The paper "Understanding Catastrophic Forgetting in LLMs via Implicit Inference" explores the impact of fine-tuning on LLMs, specifically examining how fine-tuning can lead to a phenomenon known as catastrophic forgetting. This occurs when enhancing a model's performance on certain tasks, those within the scope of the fine-tuning data, results in diminished performance on other tasks outside this distribution.

The authors propose that LLMs implicitly infer the task from a given prompt, and fine-tuning might skew this inference towards tasks aligned with the fine-tuning data. To explore this hypothesis, they introduce an innovative approach called "Conjugate Prompting." This technique involves transforming prompts to appear less like tasks within the fine-tuned distribution while preserving the nature of the required capabilities.

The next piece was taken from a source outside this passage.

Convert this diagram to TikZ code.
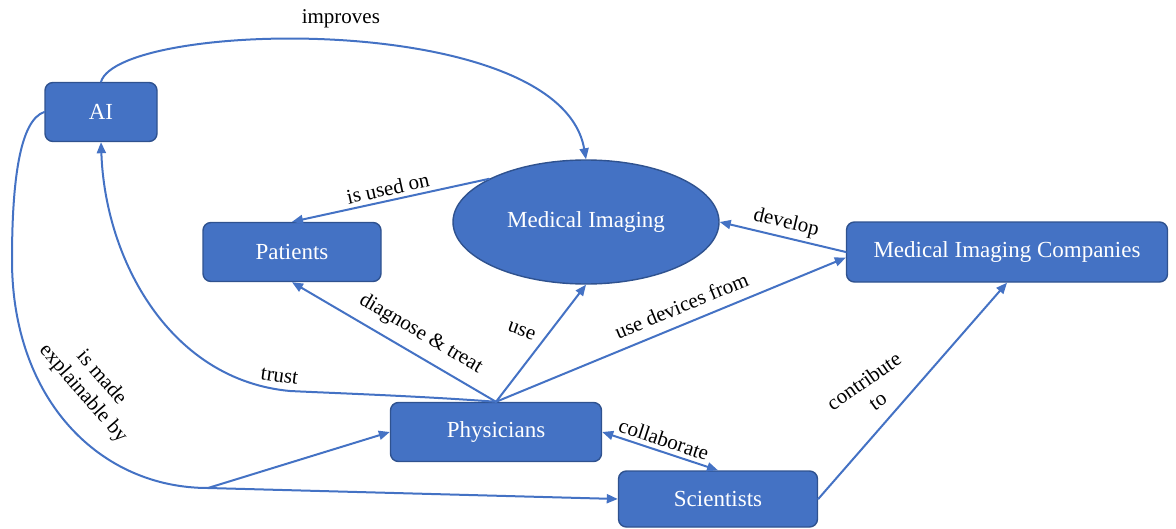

In a controlled experimental setup, Conjugate Prompting effectively restores some of the model's pre-training capabilities. For real-world applications, where English often dominates fine-tuning data, they adapt this approach by translating prompts into different languages. This method shows promise in recovering various capabilities that might be compromised by fine-tuning, such as:

In-context learning abilities: These can be lost through instruction tuning, where models are fine-tuned with direct task instructions.
Natural reasoning abilities: These can diminish during code fine-tuning.
Harmful content generation suppression: This can be relaxed, notably in chatbot models like ChatGPT, where safety fine-tuning aims to limit such content.

Overall, the paper provides insights into the trade-offs involved in fine-tuning LLMs and proposes strategies to mitigate the adverse effects of catastrophic forgetting by adjusting how tasks are presented to the model.